3 Steps to Not Worrying

1) Analyze the situation fearlessly and honestly and figure out what is the worst that could happen.

2) Accept the worst that could happen, if necessary.

3) Calmly devote time and energy to trying to improve upon the worst which has already been accepted mentally.

How to Stop Worrying and Start Living, Page 12

My Little is a strong-willed child, and about 2 out of 5 visits to the gym childcare ends with a report of her being aggressive, screaming at other children (usually trying to enforce the rules with younger kids. Age means nothing to her, even if the child can barely walk unassisted). On occasion, I am called away from my workout, which quite honestly, pisses me off. In fact, it upsets me so much, that I haven’t been consistent in going to the gym and taking care of myself because I am worried that she will have an episode.

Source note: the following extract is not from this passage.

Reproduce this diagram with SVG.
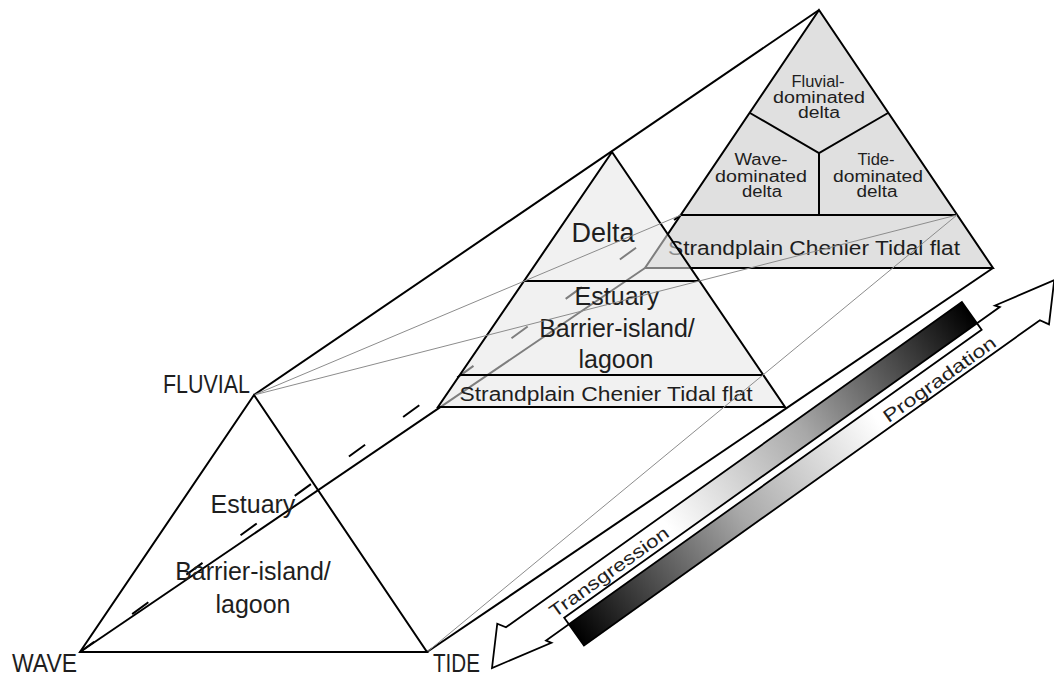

Yesterday, I was running on the treadmill. I had made it through my weights program (designed by the amazing LeAnna from Train with LeAnna) with no behavior reports, but while on the ratwheel, I had a flash of Little pushing some poor child because he sat in the chair she had been sitting in 5 minutes prior (because that happened last week).

Instead of cutting my run short, I asked myself, “what is the worst that could happen?”

Answer: She could be asked to not return to the gym childcare.

As I ran, I found myself accepting that scenario. I accepted it with my whole being, as hard as it was. I envisioned walking down the steps, and them pulling me off to the side to give me the bad news. I attempted to think about the steps I could take to improve upon that outcome, because, in all likelihood, it wasn’t going to happen on THIS day.

When I picked her up, and she’d had a good day (yay!). I was not only relieved, but I also took steps to improve upon the possible worst case scenario. I praised her for her good behavior. I was playful and engaging with her as we walked out to the car and she began to assert her strong-will. I made the whole encounter a positive one, so that she would enjoy coming back, and would (hopefully) want to behave.

I couldn’t believe how such simple steps could remove the anger, the anxiety, and resentment that has been eating away at me and feeding my depression. Think of all the opportunities I’ll have to practice the steps in the coming days, weeks, months, and years as I navigate the unpredictable waters of life!